Supplied material

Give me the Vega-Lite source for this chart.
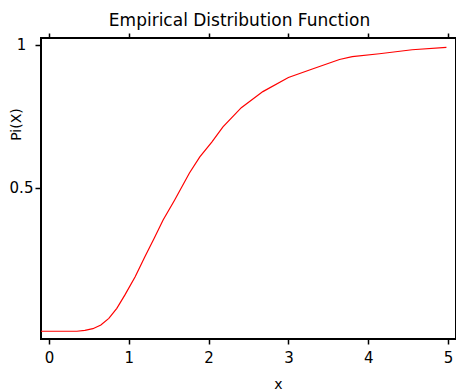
{
  "$schema": "https://vega.github.io/schema/vega-lite/v6.json",
  "width": 415,
  "height": 301,
  "autosize": {"type": "none"},
  "padding": {"left": 41, "top": 38, "right": 0, "bottom": 51},
  "background": "white",
  "title": {
    "text": "Empirical Distribution Function",
    "font": "DejaVu Sans",
    "fontSize": 17,
    "fontWeight": "normal",
    "color": "#000",
    "anchor": "middle",
    "frame": "group",
    "baseline": "alphabetic",
    "offset": 11,
    "dx": -9,
    "dy": 22
  },
  "config": {
    "view": {"stroke": "#000", "strokeWidth": 2},
    "axis": {
      "domain": false,
      "grid": false,
      "tickColor": "#000",
      "tickWidth": 1.5,
      "labelFont": "DejaVu Sans",
      "labelFontSize": 15,
      "labelColor": "#000",
      "titleFont": "DejaVu Sans",
      "titleFontSize": 14,
      "titleFontWeight": "normal",
      "titleColor": "#000"
    }
  },
  "data": {
    "values": [
      {"x": -0.1, "p": 0},
      {"x": 0.35, "p": 0},
      {"x": 0.45, "p": 0.003},
      {"x": 0.55, "p": 0.009},
      {"x": 0.65, "p": 0.022},
      {"x": 0.75, "p": 0.045},
      {"x": 0.85, "p": 0.08},
      {"x": 0.95, "p": 0.126},
      {"x": 1.08, "p": 0.19},
      {"x": 1.2, "p": 0.259},
      {"x": 1.32, "p": 0.325},
      {"x": 1.43, "p": 0.388},
      {"x": 1.575, "p": 0.458},
      {"x": 1.76, "p": 0.552},
      {"x": 1.89, "p": 0.608},
      {"x": 2.04, "p": 0.66},
      {"x": 2.18, "p": 0.713},
      {"x": 2.41, "p": 0.78},
      {"x": 2.68, "p": 0.836},
      {"x": 3.0, "p": 0.885},
      {"x": 3.3, "p": 0.915},
      {"x": 3.64, "p": 0.948},
      {"x": 3.8, "p": 0.958},
      {"x": 4.14, "p": 0.968},
      {"x": 4.55, "p": 0.982},
      {"x": 4.98, "p": 0.99}
    ]
  },
  "layer": [
    {
      "mark": {"type": "line", "color": "#ff0000", "strokeWidth": 1.2, "clip": true},
      "encoding": {
        "x": {
          "field": "x",
          "type": "quantitative",
          "scale": {"domain": [-0.1, 5.1], "nice": false, "zero": false},
          "axis": {
            "orient": "bottom",
            "title": "x",
            "values": [0, 1, 2, 3, 4, 5],
            "format": "d",
            "tickSize": 5,
            "labelPadding": 6,
            "labelFlush": false,
            "titleX": 237,
            "titleY": 49,
            "titleAlign": "center",
            "titleBaseline": "alphabetic"
          }
        },
        "y": {
          "field": "p",
          "type": "quantitative",
          "scale": {"domain": [-0.027, 1.023], "nice": false, "zero": false},
          "axis": {
            "title": "Pi(X)",
            "values": [0.5, 1],
            "format": "~g",
            "tickSize": 6,
            "labelAlign": "center",
            "labelBaseline": "middle",
            "labelPadding": 14,
            "labelFlush": false,
            "titleX": -25,
            "titleY": 86,
            "titleAngle": -90,
            "titleAlign": "center",
            "titleBaseline": "middle"
          }
        }
      }
    },
    {
      "mark": {"type": "line", "opacity": 0},
      "encoding": {
        "x": {
          "field": "x",
          "type": "quantitative",
          "scale": {"domain": [-0.1, 5.1], "nice": false, "zero": false},
          "axis": {
            "orient": "top",
            "title": null,
            "labels": false,
            "values": [0, 1, 2, 3, 4, 5],
            "tickSize": 5
          }
        },
        "y": {"field": "p", "type": "quantitative"}
      }
    }
  ],
  "resolve": {"axis": {"x": "independent"}}
}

Exercise requirements
Every line should be retyped exactly, with the pictures omitted.

Complete response
Give me the Vega-Lite source for this chart.
{
  "$schema": "https://vega.github.io/schema/vega-lite/v6.json",
  "width": 415,
  "height": 301,
  "autosize": {"type": "none"},
  "padding": {"left": 41, "top": 38, "right": 0, "bottom": 51},
  "background": "white",
  "title": {
    "text": "Empirical Distribution Function",
    "font": "DejaVu Sans",
    "fontSize": 17,
    "fontWeight": "normal",
    "color": "#000",
    "anchor": "middle",
    "frame": "group",
    "baseline": "alphabetic",
    "offset": 11,
    "dx": -9,
    "dy": 22
  },
  "config": {
    "view": {"stroke": "#000", "strokeWidth": 2},
    "axis": {
      "domain": false,
      "grid": false,
      "tickColor": "#000",
      "tickWidth": 1.5,
      "labelFont": "DejaVu Sans",
      "labelFontSize": 15,
      "labelColor": "#000",
      "titleFont": "DejaVu Sans",
      "titleFontSize": 14,
      "titleFontWeight": "normal",
      "titleColor": "#000"
    }
  },
  "data": {
    "values": [
      {"x": -0.1, "p": 0},
      {"x": 0.35, "p": 0},
      {"x": 0.45, "p": 0.003},
      {"x": 0.55, "p": 0.009},
      {"x": 0.65, "p": 0.022},
      {"x": 0.75, "p": 0.045},
      {"x": 0.85, "p": 0.08},
      {"x": 0.95, "p": 0.126},
      {"x": 1.08, "p": 0.19},
      {"x": 1.2, "p": 0.259},
      {"x": 1.32, "p": 0.325},
      {"x": 1.43, "p": 0.388},
      {"x": 1.575, "p": 0.458},
      {"x": 1.76, "p": 0.552},
      {"x": 1.89, "p": 0.608},
      {"x": 2.04, "p": 0.66},
      {"x": 2.18, "p": 0.713},
      {"x": 2.41, "p": 0.78},
      {"x": 2.68, "p": 0.836},
      {"x": 3.0, "p": 0.885},
      {"x": 3.3, "p": 0.915},
      {"x": 3.64, "p": 0.948},
      {"x": 3.8, "p": 0.958},
      {"x": 4.14, "p": 0.968},
      {"x": 4.55, "p": 0.982},
      {"x": 4.98, "p": 0.99}
    ]
  },
  "layer": [
    {
      "mark": {"type": "line", "color": "#ff0000", "strokeWidth": 1.2, "clip": true},
      "encoding": {
        "x": {
          "field": "x",
          "type": "quantitative",
          "scale": {"domain": [-0.1, 5.1], "nice": false, "zero": false},
          "axis": {
            "orient": "bottom",
            "title": "x",
            "values": [0, 1, 2, 3, 4, 5],
            "format": "d",
            "tickSize": 5,
            "labelPadding": 6,
            "labelFlush": false,
            "titleX": 237,
            "titleY": 49,
            "titleAlign": "center",
            "titleBaseline": "alphabetic"
          }
        },
        "y": {
          "field": "p",
          "type": "quantitative",
          "scale": {"domain": [-0.027, 1.023], "nice": false, "zero": false},
          "axis": {
            "title": "Pi(X)",
            "values": [0.5, 1],
            "format": "~g",
            "tickSize": 6,
            "labelAlign": "center",
            "labelBaseline": "middle",
            "labelPadding": 14,
            "labelFlush": false,
            "titleX": -25,
            "titleY": 86,
            "titleAngle": -90,
            "titleAlign": "center",
            "titleBaseline": "middle"
          }
        }
      }
    },
    {
      "mark": {"type": "line", "opacity": 0},
      "encoding": {
        "x": {
          "field": "x",
          "type": "quantitative",
          "scale": {"domain": [-0.1, 5.1], "nice": false, "zero": false},
          "axis": {
            "orient": "top",
            "title": null,
            "labels": false,
            "values": [0, 1, 2, 3, 4, 5],
            "tickSize": 5
          }
        },
        "y": {"field": "p", "type": "quantitative"}
      }
    }
  ],
  "resolve": {"axis": {"x": "independent"}}
}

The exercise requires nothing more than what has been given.